- **MATERIAL SUPPLIED**:

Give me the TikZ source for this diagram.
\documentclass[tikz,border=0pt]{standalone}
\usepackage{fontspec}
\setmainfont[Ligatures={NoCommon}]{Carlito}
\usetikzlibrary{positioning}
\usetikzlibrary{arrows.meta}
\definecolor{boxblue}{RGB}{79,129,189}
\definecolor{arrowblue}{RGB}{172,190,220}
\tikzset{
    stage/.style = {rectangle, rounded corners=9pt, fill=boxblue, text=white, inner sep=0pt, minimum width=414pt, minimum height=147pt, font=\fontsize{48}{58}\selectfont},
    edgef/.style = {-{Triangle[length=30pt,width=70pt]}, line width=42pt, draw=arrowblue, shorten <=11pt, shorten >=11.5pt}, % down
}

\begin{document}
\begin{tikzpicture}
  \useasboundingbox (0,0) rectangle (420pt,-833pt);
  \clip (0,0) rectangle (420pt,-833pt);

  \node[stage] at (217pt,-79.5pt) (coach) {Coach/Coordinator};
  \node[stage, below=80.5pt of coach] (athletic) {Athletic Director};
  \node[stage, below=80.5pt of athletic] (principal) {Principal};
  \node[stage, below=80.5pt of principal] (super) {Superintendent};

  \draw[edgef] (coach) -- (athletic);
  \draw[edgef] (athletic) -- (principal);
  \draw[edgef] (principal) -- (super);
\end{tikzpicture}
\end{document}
...
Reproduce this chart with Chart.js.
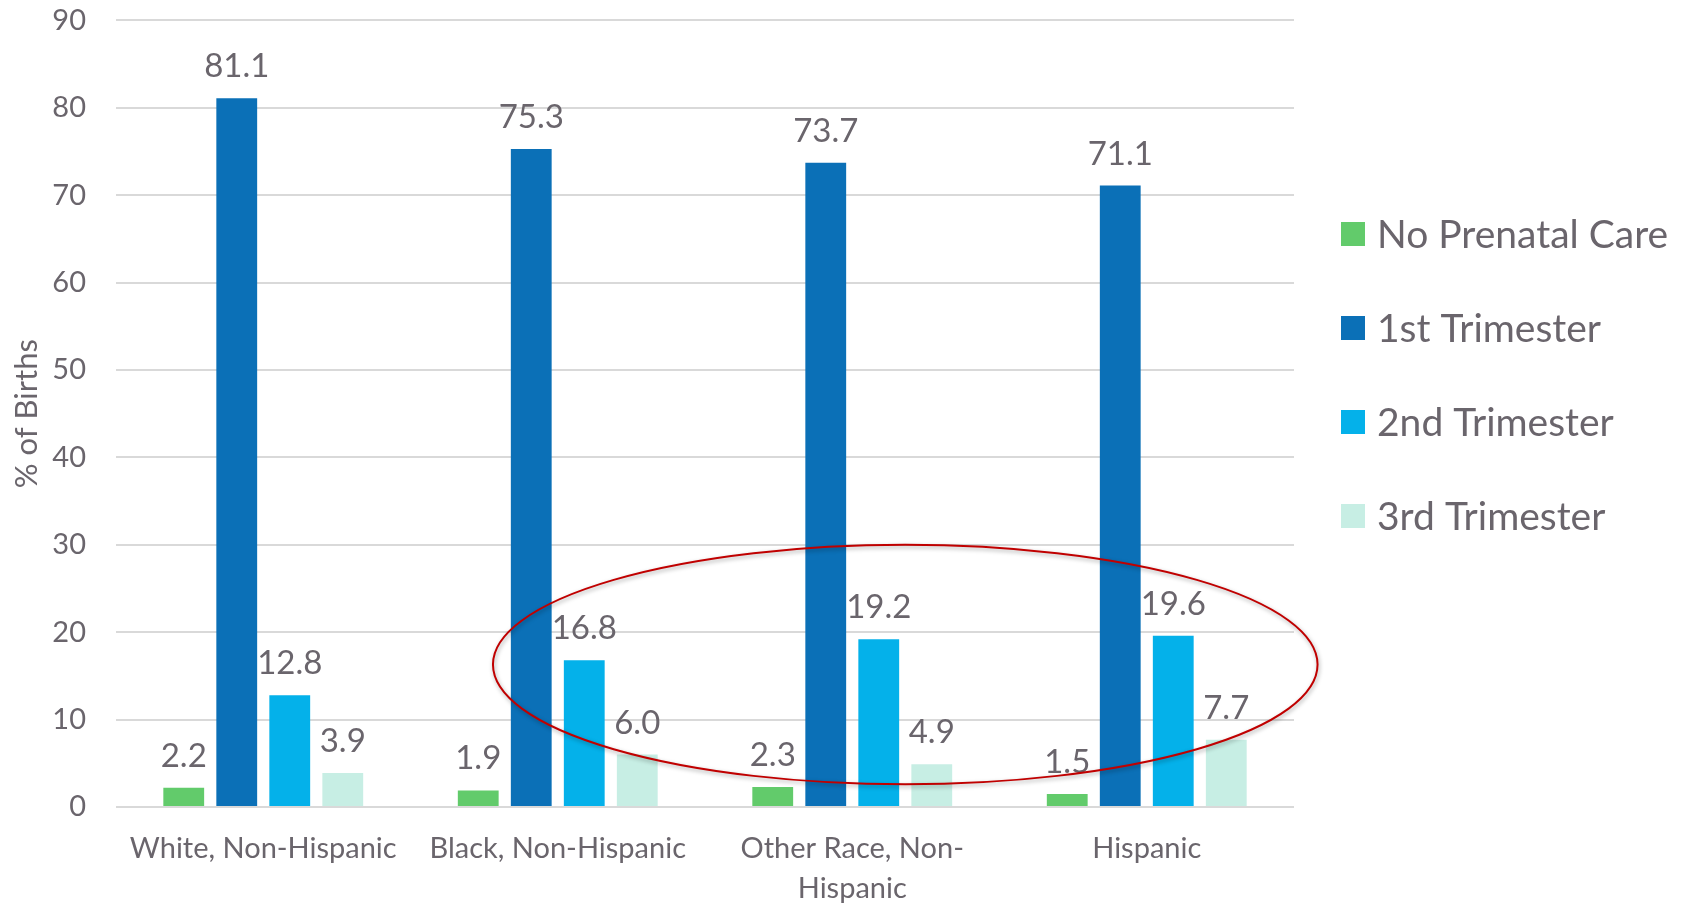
* * *
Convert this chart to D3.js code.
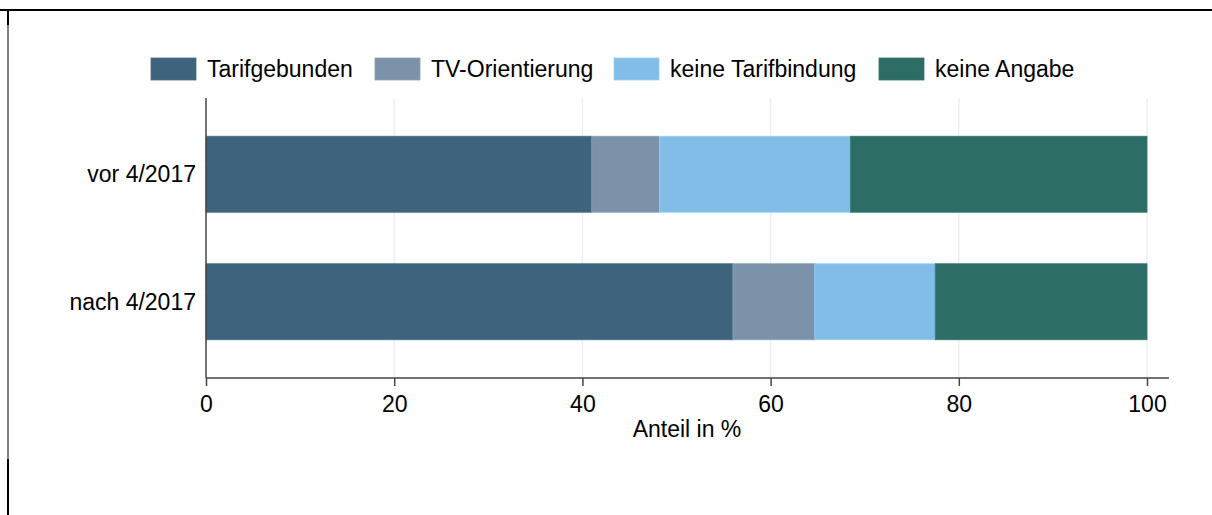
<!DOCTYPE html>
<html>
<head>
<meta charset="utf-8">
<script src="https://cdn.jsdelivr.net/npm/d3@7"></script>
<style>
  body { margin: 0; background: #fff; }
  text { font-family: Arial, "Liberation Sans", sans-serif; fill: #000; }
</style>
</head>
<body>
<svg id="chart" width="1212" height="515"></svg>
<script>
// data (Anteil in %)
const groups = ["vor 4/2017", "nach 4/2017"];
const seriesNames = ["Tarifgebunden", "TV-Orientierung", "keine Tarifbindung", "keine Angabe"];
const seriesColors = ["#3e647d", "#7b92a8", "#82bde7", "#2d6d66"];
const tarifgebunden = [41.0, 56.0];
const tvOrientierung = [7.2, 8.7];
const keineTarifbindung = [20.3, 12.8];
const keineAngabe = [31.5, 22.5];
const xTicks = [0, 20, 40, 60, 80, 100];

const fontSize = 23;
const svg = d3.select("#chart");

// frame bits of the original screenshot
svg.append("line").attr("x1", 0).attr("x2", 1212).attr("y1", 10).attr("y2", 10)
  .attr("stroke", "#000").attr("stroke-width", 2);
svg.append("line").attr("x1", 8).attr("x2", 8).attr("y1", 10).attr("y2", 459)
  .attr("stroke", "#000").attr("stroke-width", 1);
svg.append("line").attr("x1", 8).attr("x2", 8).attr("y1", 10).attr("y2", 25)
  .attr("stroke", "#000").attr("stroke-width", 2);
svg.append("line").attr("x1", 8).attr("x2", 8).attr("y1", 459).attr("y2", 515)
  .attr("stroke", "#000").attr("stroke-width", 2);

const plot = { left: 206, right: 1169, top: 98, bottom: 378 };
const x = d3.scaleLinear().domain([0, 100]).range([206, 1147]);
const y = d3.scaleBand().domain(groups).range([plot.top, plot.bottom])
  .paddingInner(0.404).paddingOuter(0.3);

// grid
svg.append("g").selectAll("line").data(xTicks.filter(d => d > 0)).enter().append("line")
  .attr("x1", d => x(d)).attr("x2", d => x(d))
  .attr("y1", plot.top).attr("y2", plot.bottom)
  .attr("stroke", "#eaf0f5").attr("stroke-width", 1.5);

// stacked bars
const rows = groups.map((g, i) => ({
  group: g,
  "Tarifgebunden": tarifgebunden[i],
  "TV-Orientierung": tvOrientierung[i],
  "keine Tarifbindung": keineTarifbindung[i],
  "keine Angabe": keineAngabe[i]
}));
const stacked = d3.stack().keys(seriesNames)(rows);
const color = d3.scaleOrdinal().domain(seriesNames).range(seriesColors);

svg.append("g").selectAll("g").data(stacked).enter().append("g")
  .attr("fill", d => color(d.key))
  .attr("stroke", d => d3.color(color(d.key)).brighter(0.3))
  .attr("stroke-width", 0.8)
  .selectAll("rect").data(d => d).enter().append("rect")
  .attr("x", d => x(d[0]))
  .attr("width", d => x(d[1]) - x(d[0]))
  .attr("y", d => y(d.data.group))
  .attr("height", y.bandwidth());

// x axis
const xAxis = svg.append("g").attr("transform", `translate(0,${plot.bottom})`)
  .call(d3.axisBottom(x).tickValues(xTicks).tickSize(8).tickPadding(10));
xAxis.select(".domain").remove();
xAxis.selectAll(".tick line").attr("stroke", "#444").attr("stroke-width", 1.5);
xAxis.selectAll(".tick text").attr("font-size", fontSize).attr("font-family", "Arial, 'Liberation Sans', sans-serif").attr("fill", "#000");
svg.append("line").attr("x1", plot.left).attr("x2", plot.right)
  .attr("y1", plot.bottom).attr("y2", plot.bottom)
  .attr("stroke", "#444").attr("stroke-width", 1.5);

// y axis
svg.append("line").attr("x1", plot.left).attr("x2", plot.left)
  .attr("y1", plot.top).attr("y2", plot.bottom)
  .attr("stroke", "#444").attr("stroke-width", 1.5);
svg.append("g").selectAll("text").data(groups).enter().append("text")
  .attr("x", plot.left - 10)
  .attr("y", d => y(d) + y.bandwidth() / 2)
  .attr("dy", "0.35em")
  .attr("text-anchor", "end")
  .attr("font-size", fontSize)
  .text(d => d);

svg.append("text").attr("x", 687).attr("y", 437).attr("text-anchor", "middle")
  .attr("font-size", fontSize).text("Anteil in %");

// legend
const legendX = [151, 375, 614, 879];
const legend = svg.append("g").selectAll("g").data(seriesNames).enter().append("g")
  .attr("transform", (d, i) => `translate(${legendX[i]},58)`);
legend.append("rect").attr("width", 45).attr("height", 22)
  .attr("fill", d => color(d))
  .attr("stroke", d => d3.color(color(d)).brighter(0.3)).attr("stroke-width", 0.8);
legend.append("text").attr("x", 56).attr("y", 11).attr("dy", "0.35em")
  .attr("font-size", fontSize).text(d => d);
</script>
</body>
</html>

- **EXERCISE DETAILS**:
Look above for the line containing "Give me the TikZ source for this diagram.". Output from there through the line containing "below=80.5pt of principal]", exactly and inclusively.

- **EXERCISE RESULT**:
Give me the TikZ source for this diagram.
\documentclass[tikz,border=0pt]{standalone}
\usepackage{fontspec}
\setmainfont[Ligatures={NoCommon}]{Carlito}
\usetikzlibrary{positioning}
\usetikzlibrary{arrows.meta}
\definecolor{boxblue}{RGB}{79,129,189}
\definecolor{arrowblue}{RGB}{172,190,220}
\tikzset{
    stage/.style = {rectangle, rounded corners=9pt, fill=boxblue, text=white, inner sep=0pt, minimum width=414pt, minimum height=147pt, font=\fontsize{48}{58}\selectfont},
    edgef/.style = {-{Triangle[length=30pt,width=70pt]}, line width=42pt, draw=arrowblue, shorten <=11pt, shorten >=11.5pt}, % down
}

\begin{document}
\begin{tikzpicture}
  \useasboundingbox (0,0) rectangle (420pt,-833pt);
  \clip (0,0) rectangle (420pt,-833pt);

  \node[stage] at (217pt,-79.5pt) (coach) {Coach/Coordinator};
  \node[stage, below=80.5pt of coach] (athletic) {Athletic Director};
  \node[stage, below=80.5pt of athletic] (principal) {Principal};
  \node[stage, below=80.5pt of principal] (super) {Superintendent};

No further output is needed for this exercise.